The South Stack is administered by the Royal Society for the Protection of Birds. It is a nesting site for many cliff nesters and we saw all but one of their star species  (no Peregrines) and a pair of Puffins. Our main reason for visiting was to see Puffins so we were quite excited to see a pair.  No photos though, too far away but happily were able to rent some binoculars from the RSPB so that we could spot their orange feet amongst the rocks.

In addition to the residence of the Duke and Duchess of Cambridge (William and  Kate), the Isle of Anglesey (Ynys Mon) is also home to many standing stones, burial chambers and other neolithic and older sites.  We visited several of them including the Ty Mawr Hut Circles near South Stack which date from the middle stone age (15,000 to 10,000 years ago) through to the Iron Age, 1,300 to 900 years ago.

The Ty Newydd Burial chamber has been extensively destroyed over time and partially restored as well. Although "restored" is a difficult word to use when the restoration includes bricks.

In order to see the Bodowyr Burial Chamber we clamored over a fence and through an occupied sheep pasture.  This is thought to actually be a passage grave and again, has similarities to sites in Ireland.

We weren't able to enter The Barcloiad y Bawres Burial chamber but it was impressive none-the-less.
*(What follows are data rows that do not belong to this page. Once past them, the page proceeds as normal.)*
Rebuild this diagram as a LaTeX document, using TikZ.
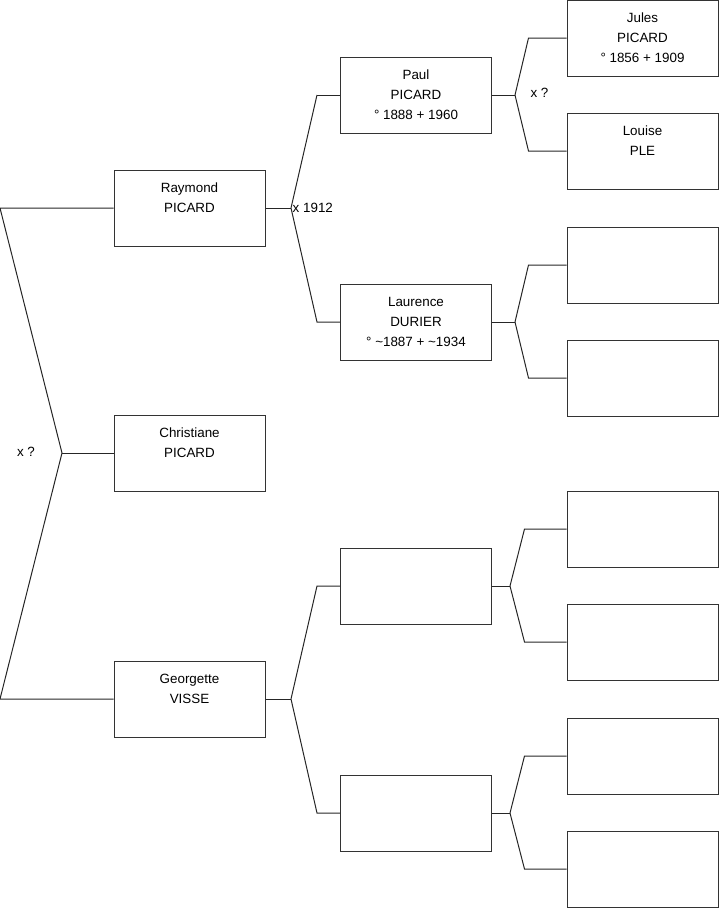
\documentclass[tikz,border=0pt]{standalone}
\usepackage{fontspec}
\setmainfont{Liberation Sans}
\tikzset{
  box/.style={draw=black!80,line width=1pt,minimum width=151pt,minimum height=76pt,inner sep=0pt,align=center,font=\fontsize{13.4}{20}\selectfont},
  link/.style={draw=black!85,line width=1pt},
  union/.style={inner sep=0pt,font=\fontsize{13.4}{14}\selectfont}
}
\begin{document}
\begin{tikzpicture}[x=1pt,y=-1pt]
\useasboundingbox (0,0) rectangle (719,908);
% generation 1
\node[box] (raymond) at (189.5,208) {Raymond\\PICARD\\~};
\node[box] (christiane) at (189.5,453) {Christiane\\PICARD\\~};
\node[box] (georgette) at (189.5,699) {Georgette\\VISSE\\~};
% generation 2
\node[box] (paul) at (416,95) {Paul\\PICARD\\° 1888 + 1960};
\node[box] (laurence) at (416,322) {Laurence\\DURIER\\° \textasciitilde1887 + \textasciitilde1934};
\node[box] (gv1) at (416,586) {};
\node[box] (gv2) at (416,813) {};
% generation 3
\node[box] (jules) at (642.5,38) {Jules\\PICARD\\° 1856 + 1909};
\node[box] (louise) at (642.5,151) {Louise\\PLE\\~};
\node[box] (ld1) at (642.5,265) {};
\node[box] (ld2) at (642.5,378) {};
\node[box] (g11) at (642.5,529) {};
\node[box] (g12) at (642.5,642) {};
\node[box] (g21) at (642.5,756) {};
\node[box] (g22) at (642.5,869) {};
% junctions
\coordinate (top0) at (0,208);
\coordinate (j0) at (62,453);
\coordinate (bot0) at (0,699);
\coordinate (j1) at (291,208);
\coordinate (j2) at (291,699);
\coordinate (j3) at (515,95);
\coordinate (j4) at (515,322);
\coordinate (j5) at (510,586);
\coordinate (j6) at (510,813);
% links
\draw[link] (raymond.west) -- (top0) -- (j0) -- (bot0) -- (georgette.west);
\draw[link] (j0) -- (christiane.west);
\draw[link] (raymond.east) -- (j1);
\draw[link] ([xshift=-23pt]paul.west) -- (paul.west);
\draw[link] (j1) -- ([xshift=-23pt]paul.west);
\draw[link] (j1) -- ([xshift=-23pt]laurence.west) -- (laurence.west);
\draw[link] (georgette.east) -- (j2);
\draw[link] (j2) -- ([xshift=-23pt]gv1.west) -- (gv1.west);
\draw[link] (j2) -- ([xshift=-23pt]gv2.west) -- (gv2.west);
\draw[link] (paul.east) -- (j3);
\draw[link] (j3) -- ([xshift=-38pt]jules.west) -- (jules.west);
\draw[link] (j3) -- ([xshift=-38pt]louise.west) -- (louise.west);
\draw[link] (laurence.east) -- (j4);
\draw[link] (j4) -- ([xshift=-38pt]ld1.west) -- (ld1.west);
\draw[link] (j4) -- ([xshift=-38pt]ld2.west) -- (ld2.west);
\draw[link] (gv1.east) -- (j5);
\draw[link] (j5) -- ([xshift=-42pt]g11.west) -- (g11.west);
\draw[link] (j5) -- ([xshift=-42pt]g12.west) -- (g12.west);
\draw[link] (gv2.east) -- (j6);
\draw[link] (j6) -- ([xshift=-42pt]g21.west) -- (g21.west);
\draw[link] (j6) -- ([xshift=-42pt]g22.west) -- (g22.west);
% unions
\node[union] (u0) at (26,452) {x ?};
\node[union,anchor=west] (u1) at (292.5,208) {x 1912};
\node[union] (u3) at (539.5,93) {x ?};
\end{tikzpicture}
\end{document}
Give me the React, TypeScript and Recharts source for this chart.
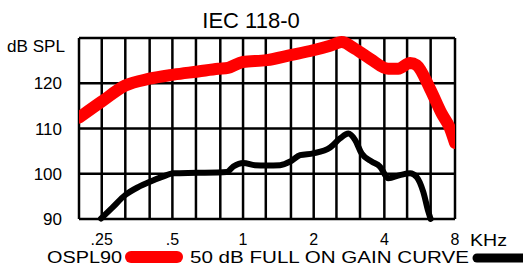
import { LineChart, Line, XAxis, YAxis, CartesianGrid, Legend } from "recharts";

// 1/3 octave grid, kHz
const freqTicks = [0.2, 0.25, 0.315, 0.4, 0.5, 0.63, 0.8, 1, 1.25, 1.6, 2, 2.5, 3.15, 4, 5, 6.3, 8];
const freqLabels: Record<string, string> = { "0.25": ".25", "0.5": ".5", "1": "1", "2": "2", "4": "4", "8": "8" };
const dbTicks = [90, 100, 110, 120, 130];

// OSPL90 (red)
const osplFreq = [0.2, 0.249, 0.315, 0.399, 0.506, 0.643, 0.784, 0.863, 0.997, 1.26, 1.59, 1.99, 2.35, 2.63, 3.0, 3.48, 4.16, 4.59, 5.15, 5.49, 6.26, 7.02, 7.62, 8.0];
const osplDb = [112.4, 115.9, 119.5, 121.0, 121.9, 122.6, 123.2, 123.4, 124.7, 125.1, 126.2, 127.3, 128.3, 129.1, 127.6, 125.4, 123.2, 123.2, 124.5, 124.0, 118.8, 113.3, 110.0, 106.8];

// 50 dB full on gain curve (black)
const gainFreq = [0.248, 0.276, 0.315, 0.359, 0.399, 0.452, 0.506, 0.643, 0.852, 0.909, 1.003, 1.124, 1.26, 1.437, 1.59, 1.75, 1.99, 2.35, 2.59, 2.81, 3.0, 3.2, 3.53, 3.83, 4.16, 4.66, 5.15, 5.49, 5.86, 6.16, 6.3];
const gainDb = [90.1, 92.4, 95.3, 97.1, 98.2, 99.3, 100.1, 100.2, 100.4, 101.6, 102.4, 101.9, 101.8, 101.9, 102.7, 104.1, 104.5, 105.8, 107.8, 108.9, 107.5, 104.5, 102.7, 101.6, 99.0, 99.7, 100.1, 99.3, 96.0, 91.6, 90.0];

const osplData = osplFreq.map((f, i) => ({ f, db: osplDb[i] }));
const gainData = gainFreq.map((f, i) => ({ f, db: gainDb[i] }));

const FONT = "'Liberation Sans', Arial, sans-serif";

function LegendRow() {
  return (
    <svg width={523} height={25} style={{ display: "block", fontFamily: FONT }}>
      <text x={47} y={19} fontSize={16} textLength={75} lengthAdjust="spacingAndGlyphs" fill="#000">
        OSPL90
      </text>
      <line x1={131} y1={13} x2={177} y2={13} stroke="#ff0000" strokeWidth={12} strokeLinecap="round" />
      <text x={190} y={19} fontSize={16} textLength={279} lengthAdjust="spacingAndGlyphs" fill="#000">
        50 dB FULL ON GAIN CURVE
      </text>
      <line x1={477} y1={14} x2={530} y2={14} stroke="#000" strokeWidth={9} strokeLinecap="round" />
    </svg>
  );
}

export default function App() {
  return (
    <div style={{ position: "absolute", left: 0, top: 0, fontFamily: FONT }}>
      <LineChart
        width={523}
        height={269}
        margin={{ top: 38, right: 68, left: 0, bottom: 20 }}
      >
        <CartesianGrid stroke="#000" strokeWidth={2.5} />
        <XAxis
          dataKey="f"
          type="number"
          scale="log"
          domain={[0.2, 8]}
          ticks={freqTicks}
          interval={0}
          allowDataOverflow
          axisLine={false}
          tickLine={false}
          tickSize={0}
          tickMargin={15}
          height={30}
          tick={{ fontSize: 16, fill: "#000" }}
          tickFormatter={(v: number) => freqLabels[String(v)] ?? ""}
        />
        <YAxis
          type="number"
          domain={[90, 130]}
          ticks={dbTicks}
          interval={0}
          width={79}
          axisLine={false}
          tickLine={false}
          tickSize={0}
          tickMargin={17}
          tick={{ fontSize: 17, fill: "#000" }}
          tickFormatter={(v: number) => (v === 130 ? "" : String(v))}
        />
        <Legend
          verticalAlign="middle"
          layout="horizontal"
          wrapperStyle={{ top: 244, left: 0, width: 523, height: 25 }}
          content={() => <LegendRow />}
        />
        <Line
          data={gainData}
          dataKey="db"
          name="50 dB FULL ON GAIN CURVE"
          stroke="#000"
          strokeWidth={6}
          strokeLinecap="round"
          strokeLinejoin="round"
          dot={false}
          type="monotone"
          isAnimationActive={false}
        />
        <Line
          data={osplData}
          dataKey="db"
          name="OSPL90"
          stroke="#ff0000"
          strokeWidth={12}
          strokeLinecap="round"
          strokeLinejoin="round"
          dot={false}
          type="monotone"
          isAnimationActive={false}
        />
        <text x={251} y={28} textAnchor="middle" fontSize={22} fill="#000" fontFamily={FONT}>
          IEC 118-0
        </text>
        <text x={7} y={52} fontSize={16} textLength={58} lengthAdjust="spacingAndGlyphs" fill="#000" fontFamily={FONT}>
          dB SPL
        </text>
        <text x={470} y={246} fontSize={16} textLength={37} lengthAdjust="spacingAndGlyphs" fill="#000" fontFamily={FONT}>
          KHz
        </text>
      </LineChart>
    </div>
  );
}
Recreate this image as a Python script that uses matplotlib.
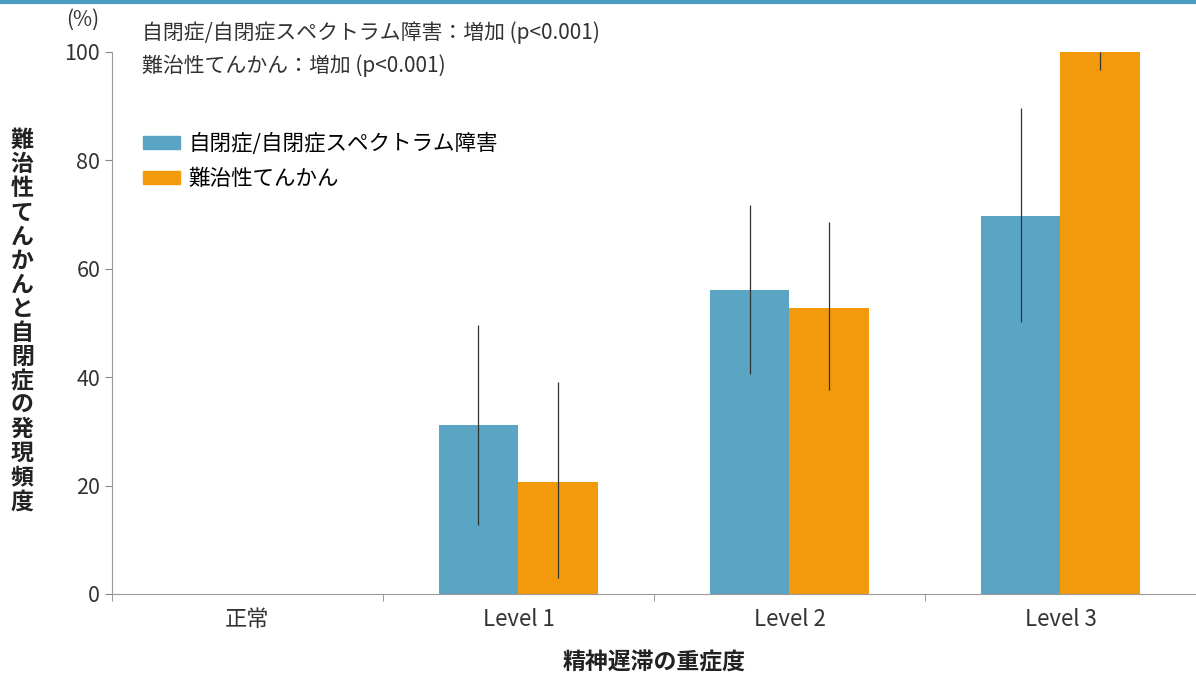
import numpy as np
import matplotlib.pyplot as plt
from matplotlib.patches import Patch

plt.rcParams['font.family'] = ['Noto Sans CJK JP', 'DejaVu Sans']

categories = ['正常', 'Level 1', 'Level 2', 'Level 3']
autism = [np.nan, 31.2, 56.1, 69.7]
autism_lo = [np.nan, 12.7, 40.6, 50.2]
autism_hi = [np.nan, 49.6, 71.8, 89.7]
epilepsy = [np.nan, 20.7, 52.8, 100.0]
epilepsy_lo = [np.nan, 3.0, 37.6, 96.7]
epilepsy_hi = [np.nan, 39.1, 68.6, 100.0]

series_names = ['自閉症/自閉症スペクトラム障害', '難治性てんかん']
blue = '#5aa4c4'
orange = '#f29a0b'

fig = plt.figure(figsize=(11.96, 6.75), dpi=100)
ax = fig.add_axes([0.0936, 0.12, 0.9064, 0.803])

x = np.arange(len(categories))
w = 0.295
a = np.array(autism)
e = np.array(epilepsy)
ax.bar(x - w / 2, a, w, color=blue)
ax.bar(x + w / 2, e, w, color=orange)
ax.errorbar(x - w / 2, a, yerr=[a - np.array(autism_lo), np.array(autism_hi) - a],
            fmt='none', ecolor='#333333', elinewidth=0.9, capsize=0)
ax.errorbar(x + w / 2, e, yerr=[e - np.array(epilepsy_lo), np.array(epilepsy_hi) - e],
            fmt='none', ecolor='#333333', elinewidth=0.9, capsize=0)

ax.set_xlim(-0.5, 3.5)
ax.set_ylim(0, 100)
ax.set_yticks([0, 20, 40, 60, 80, 100])
ax.set_xticks(x)
ax.set_xticklabels(categories, fontsize=16, color='#333333')
ax.set_xticks(np.arange(-0.5, 4, 1), minor=True)
ax.tick_params(axis='x', which='major', length=0, pad=10)
ax.tick_params(axis='x', which='minor', length=5, color='#888888')
ax.tick_params(axis='y', length=5, color='#888888', labelsize=15.5, labelcolor='#333333')
for s in ['top', 'right']:
    ax.spines[s].set_visible(False)
for s in ['left', 'bottom']:
    ax.spines[s].set_color('#999999')

ax.set_xlabel('精神遅滞の重症度', fontsize=16.5, fontweight='bold', labelpad=15,
              color='#222222')

fig.text(0.009, 0.524, '\n'.join('難治性てんかんと自閉症の発現頻度'), fontsize=16.5,
         fontweight='bold', ha='left', va='center', linespacing=1.06, color='#222222')
fig.text(0.055, 0.97, '(%)', fontsize=15, color='#333333', ha='left', va='center')
fig.text(0.119, 0.951, '自閉症/自閉症スペクトラム障害：増加 (p<0.001)', fontsize=15,
         color='#333333', ha='left', va='center')
fig.text(0.119, 0.902, '難治性てんかん：増加 (p<0.001)', fontsize=15,
         color='#333333', ha='left', va='center')

handles = [Patch(color=blue), Patch(color=orange)]
ax.legend(handles, series_names, loc='upper left', bbox_to_anchor=(0.0207, 0.866),
          frameon=False, fontsize=15.5, handlelength=1.7, handleheight=0.55,
          handletextpad=0.4, labelspacing=0.6, borderaxespad=0)

fig.add_artist(plt.Line2D([0, 1], [0.997, 0.997], color='#4a9cc0', lw=3,
                          transform=fig.transFigure))

fig.savefig('out.png', dpi=100)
The stones have carvings on them that are similar to burial chamber carvings in Ireland. This one also has been restored so that we could understand a bit better what the others were like prior to the mound of sod covering having been removed.

We found Northern Wales, and in particular, Anglesey Isle to be quite different than Southern Wales in just the 'feel' of the area.  For one thing, 60% of the people speak Welsh, most of them as their first language. It is known as Mon Mam Cymru (the Mother of Wales).  The saying originates from the 12th century when Giraldus Cambrenis was on a journey around Wales, said that Anglesey could supply the whole of Wales with corn.  It seemed to be more friendly to us than the more English influenced southern Wales.

Before we left the island, we visited the town with the longest recognized place name in the UK, Llanfairpwllgwyngyllgogerychwyrndrobwllllantysiliogogogoch.  Have some fun with the name here.  It  was a beautiful trip and we wish we had had more time to visit and relax.